For starters, some of the questions are getting stupid. As in Opening Night at the Super Bowl stupid. More importantly, and in a year that has had many wondering whether quarterback Caleb Williams might make a power play, could Harrison be contemplating the possibility of trying to get to a specific team — and/or to avoid one or more other teams?

Harrison, like Williams, hasn’t hired an agent. In this Wild West age of college football, which has rendered the NCAA toothless, it’s fair to wonder whether a player with remaining eligibility to play college football could decide to return to college football if he doesn’t like where he was picked. (We posed this specific question more than a week ago; we have not yet received a response.)
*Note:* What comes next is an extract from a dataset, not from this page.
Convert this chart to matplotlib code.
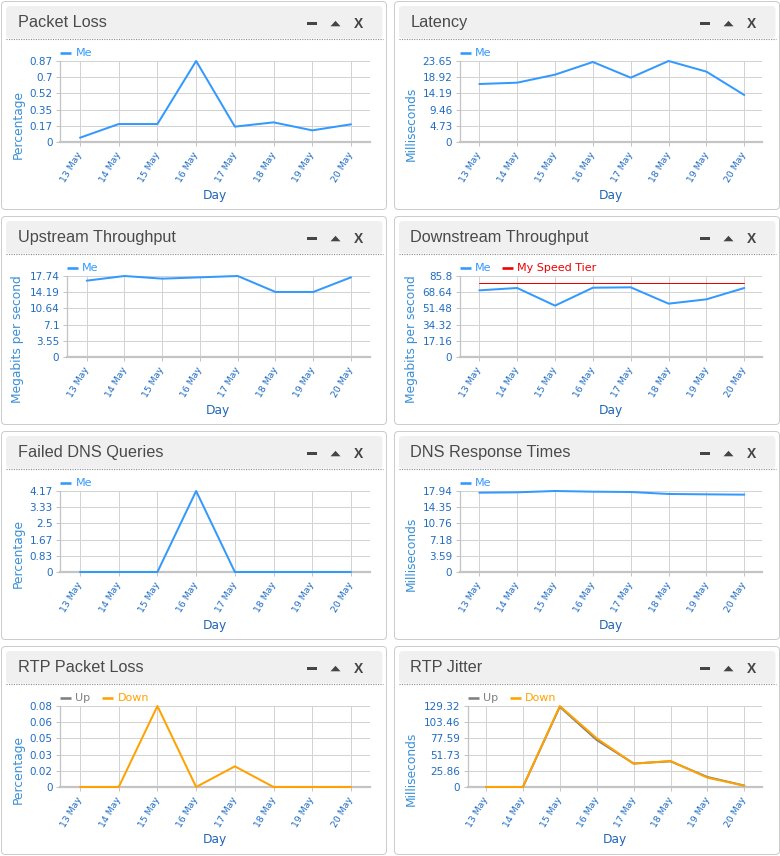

We’re learning one court case at a time that multiple NCAA rules violate antitrust laws. Why should a player lose eligibility to play college football simply by exploring the question of whether to take a job in the NFL? If a college football player explored the possibility of taking any other job and ultimately decided not to do it, he’d be able to keep playing.

With or without an agent, any college player who has not yet signed an NFL contract and who has remaining college eligibility should be allowed to play college football.

Maybe Harrison is thinking about trying to do that, if he doesn’t like where he’s picked. He could return to Ohio State and make millions of NIL dollars. Or he could try to transfer to another school, going to the highest bidder for a year.

Regardless, we don’t know why Harrison didn’t talk. We do know this. By not talking, he avoided getting any questions about whether he has fully and completely submitted to the process of playing pro football — with no potential strategy lurking to return to college football, if he decides he wasn’t picked high enough or by a team he doesn’t want to play for.